Exercise goal
Without the pictures, set down every line of the data exactly.
start Dataset content
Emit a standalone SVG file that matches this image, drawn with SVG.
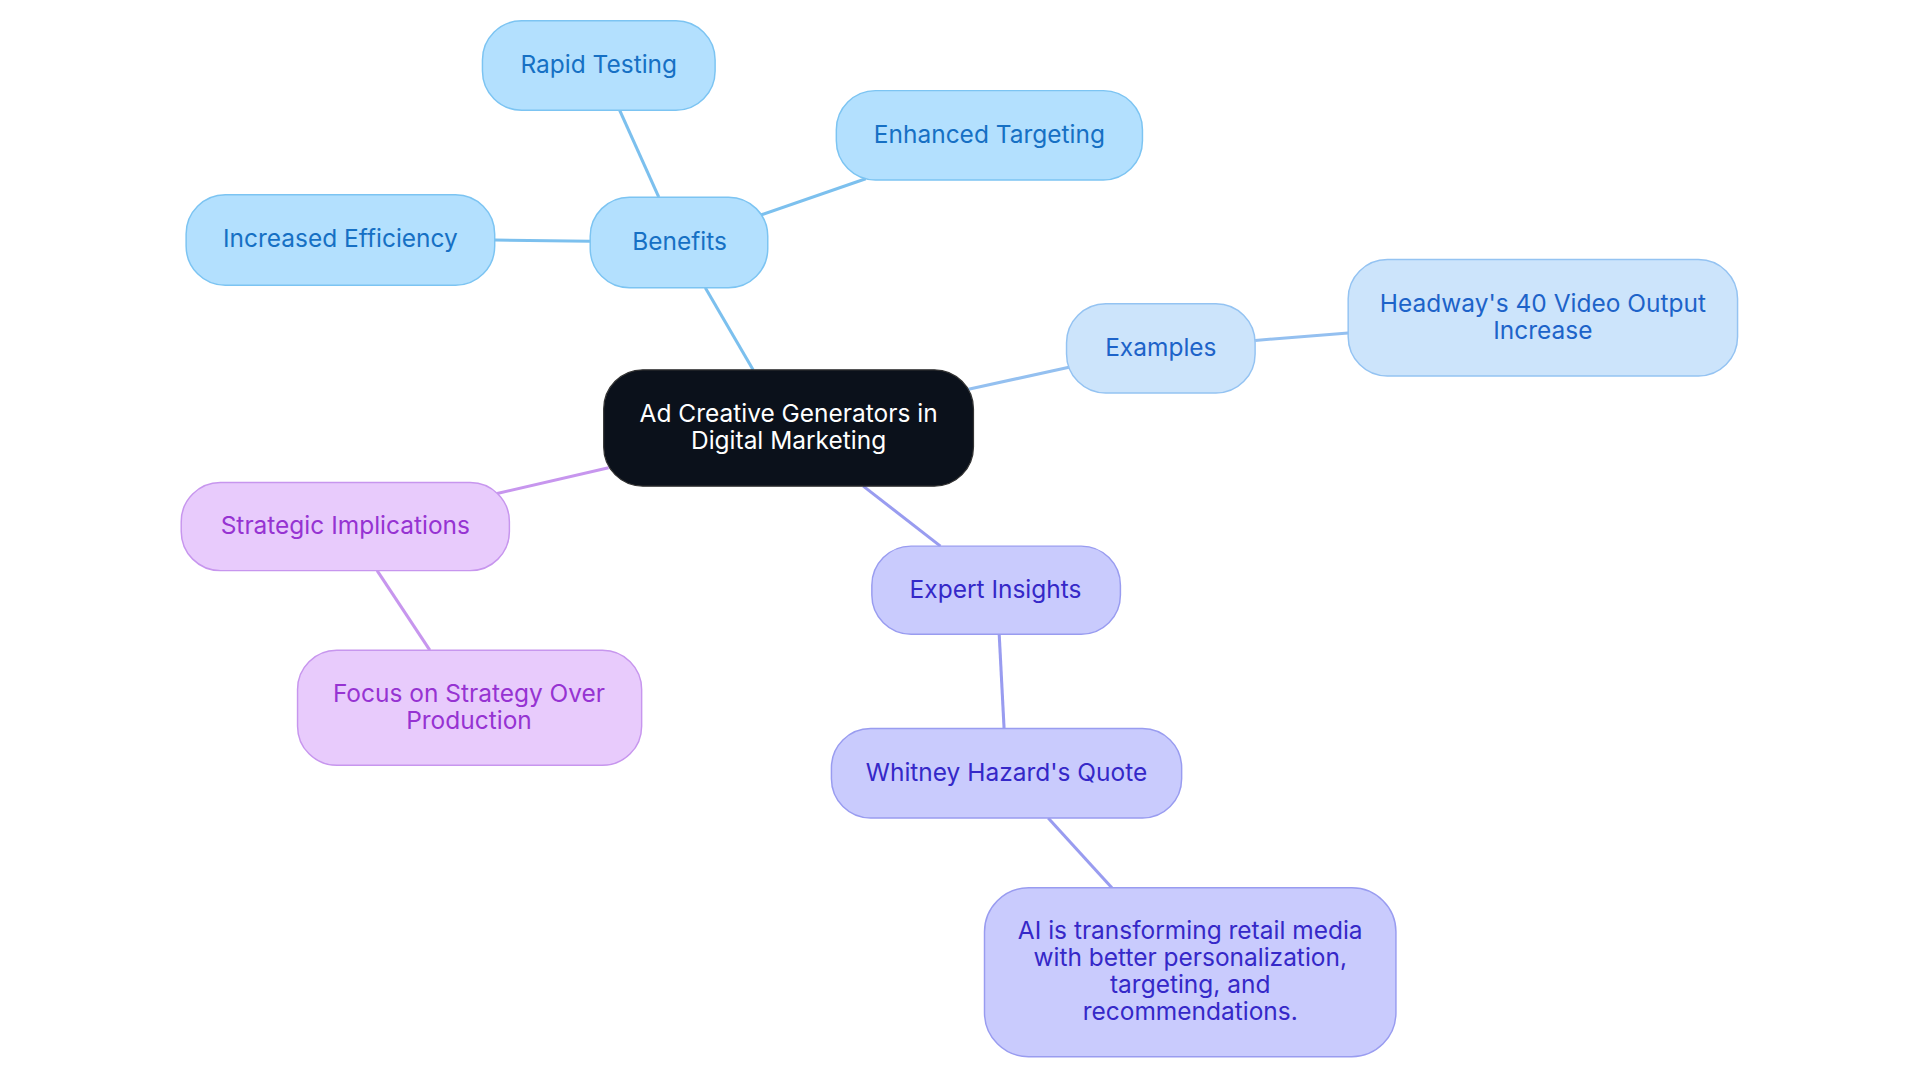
<svg xmlns="http://www.w3.org/2000/svg" width="1920" height="1083" viewBox="0 0 1920 1083">
<style>
text{font-family:Inter,"Noto Sans",sans-serif;font-size:20px;text-anchor:middle}
.b rect{fill:#b3e0fe;stroke:#7cc4f2;stroke-width:1.2}.b text{fill:#1670c4}
.e rect{fill:#cce4fb;stroke:#94c3f2;stroke-width:1.2}.e text{fill:#1d63c9}
.s rect{fill:#e8cbfc;stroke:#c796ee;stroke-width:1.2}.s text{fill:#9633d2}
.x rect{fill:#c9cbfd;stroke:#999cf0;stroke-width:1.2}.x text{fill:#3528c8}
#connectors line{stroke-width:2.5;fill:none}
</style>
<rect width="1920" height="1083" fill="#fff"/>
<g transform="scale(1.2245)">
<g id="connectors">
<line x1="615" y1="302" x2="576" y2="235" stroke="#7cc0ee"/>
<line x1="538" y1="161" x2="506" y2="90" stroke="#7cc0ee"/>
<line x1="620" y1="176" x2="707" y2="146" stroke="#7cc0ee"/>
<line x1="482" y1="197" x2="404" y2="196" stroke="#7cc0ee"/>
<line x1="790" y1="318" x2="873" y2="300" stroke="#94c0f0"/>
<line x1="1025" y1="278" x2="1101" y2="272" stroke="#94c0f0"/>
<line x1="497" y1="382" x2="406" y2="403" stroke="#c796ee"/>
<line x1="308" y1="466" x2="351" y2="531" stroke="#c796ee"/>
<line x1="705" y1="397" x2="768" y2="446" stroke="#999cf0"/>
<line x1="816" y1="518" x2="820" y2="595" stroke="#999cf0"/>
<line x1="856" y1="668" x2="908" y2="725" stroke="#999cf0"/>
</g>
<g id="center"><rect x="493" y="302" width="302" height="95" rx="32" fill="#0b111b" stroke="#333"/><text fill="#fff" x="644" y="345">Ad Creative Generators in</text><text fill="#fff" x="644" y="367">Digital Marketing</text></g>
<g id="benefits" class="b"><rect x="482" y="161" width="145" height="74" rx="32"/><text x="555" y="204">Benefits</text></g>
<g id="rapid" class="b"><rect x="394" y="17" width="190" height="73" rx="32"/><text x="489" y="60">Rapid Testing</text></g>
<g id="targeting" class="b"><rect x="683" y="74" width="250" height="73" rx="32"/><text x="808" y="117">Enhanced Targeting</text></g>
<g id="efficiency" class="b"><rect x="152" y="159" width="252" height="74" rx="32"/><text x="278" y="202">Increased Efficiency</text></g>
<g id="examples" class="e"><rect x="871" y="248" width="154" height="73" rx="32"/><text x="948" y="291">Examples</text></g>
<g id="headway" class="e"><rect x="1101" y="212" width="318" height="95" rx="32"/><text x="1260" y="255">Headway's 40 Video Output</text><text x="1260" y="277">Increase</text></g>
<g id="strategic" class="s"><rect x="148" y="394" width="268" height="72" rx="32"/><text x="282" y="436">Strategic Implications</text></g>
<g id="focus" class="s"><rect x="243" y="531" width="281" height="94" rx="32"/><text x="383" y="573">Focus on Strategy Over</text><text x="383" y="595">Production</text></g>
<g id="expert" class="x"><rect x="712" y="446" width="203" height="72" rx="32"/><text x="813" y="488">Expert Insights</text></g>
<g id="whitney" class="x"><rect x="679" y="595" width="286" height="73" rx="32"/><text x="822" y="638">Whitney Hazard's Quote</text></g>
<g id="ai" class="x"><rect x="804" y="725" width="336" height="138" rx="36"/><text x="972" y="767">AI is transforming retail media</text><text x="972" y="789">with better personalization,</text><text x="972" y="811">targeting, and</text><text x="972" y="833">recommendations.</text></g>
</g>
</svg>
end Dataset content
Exercise output
Emit a standalone SVG file that matches this image, drawn with SVG.
<svg xmlns="http://www.w3.org/2000/svg" width="1920" height="1083" viewBox="0 0 1920 1083">
<style>
text{font-family:Inter,"Noto Sans",sans-serif;font-size:20px;text-anchor:middle}
.b rect{fill:#b3e0fe;stroke:#7cc4f2;stroke-width:1.2}.b text{fill:#1670c4}
.e rect{fill:#cce4fb;stroke:#94c3f2;stroke-width:1.2}.e text{fill:#1d63c9}
.s rect{fill:#e8cbfc;stroke:#c796ee;stroke-width:1.2}.s text{fill:#9633d2}
.x rect{fill:#c9cbfd;stroke:#999cf0;stroke-width:1.2}.x text{fill:#3528c8}
#connectors line{stroke-width:2.5;fill:none}
</style>
<rect width="1920" height="1083" fill="#fff"/>
<g transform="scale(1.2245)">
<g id="connectors">
<line x1="615" y1="302" x2="576" y2="235" stroke="#7cc0ee"/>
<line x1="538" y1="161" x2="506" y2="90" stroke="#7cc0ee"/>
<line x1="620" y1="176" x2="707" y2="146" stroke="#7cc0ee"/>
<line x1="482" y1="197" x2="404" y2="196" stroke="#7cc0ee"/>
<line x1="790" y1="318" x2="873" y2="300" stroke="#94c0f0"/>
<line x1="1025" y1="278" x2="1101" y2="272" stroke="#94c0f0"/>
<line x1="497" y1="382" x2="406" y2="403" stroke="#c796ee"/>
<line x1="308" y1="466" x2="351" y2="531" stroke="#c796ee"/>
<line x1="705" y1="397" x2="768" y2="446" stroke="#999cf0"/>
<line x1="816" y1="518" x2="820" y2="595" stroke="#999cf0"/>
<line x1="856" y1="668" x2="908" y2="725" stroke="#999cf0"/>
</g>
<g id="center"><rect x="493" y="302" width="302" height="95" rx="32" fill="#0b111b" stroke="#333"/><text fill="#fff" x="644" y="345">Ad Creative Generators in</text><text fill="#fff" x="644" y="367">Digital Marketing</text></g>
<g id="benefits" class="b"><rect x="482" y="161" width="145" height="74" rx="32"/><text x="555" y="204">Benefits</text></g>
<g id="rapid" class="b"><rect x="394" y="17" width="190" height="73" rx="32"/><text x="489" y="60">Rapid Testing</text></g>
<g id="targeting" class="b"><rect x="683" y="74" width="250" height="73" rx="32"/><text x="808" y="117">Enhanced Targeting</text></g>
<g id="efficiency" class="b"><rect x="152" y="159" width="252" height="74" rx="32"/><text x="278" y="202">Increased Efficiency</text></g>
<g id="examples" class="e"><rect x="871" y="248" width="154" height="73" rx="32"/><text x="948" y="291">Examples</text></g>
<g id="headway" class="e"><rect x="1101" y="212" width="318" height="95" rx="32"/><text x="1260" y="255">Headway's 40 Video Output</text><text x="1260" y="277">Increase</text></g>
<g id="strategic" class="s"><rect x="148" y="394" width="268" height="72" rx="32"/><text x="282" y="436">Strategic Implications</text></g>
<g id="focus" class="s"><rect x="243" y="531" width="281" height="94" rx="32"/><text x="383" y="573">Focus on Strategy Over</text><text x="383" y="595">Production</text></g>
<g id="expert" class="x"><rect x="712" y="446" width="203" height="72" rx="32"/><text x="813" y="488">Expert Insights</text></g>
<g id="whitney" class="x"><rect x="679" y="595" width="286" height="73" rx="32"/><text x="822" y="638">Whitney Hazard's Quote</text></g>
<g id="ai" class="x"><rect x="804" y="725" width="336" height="138" rx="36"/><text x="972" y="767">AI is transforming retail media</text><text x="972" y="789">with better personalization,</text><text x="972" y="811">targeting, and</text><text x="972" y="833">recommendations.</text></g>
</g>
</svg>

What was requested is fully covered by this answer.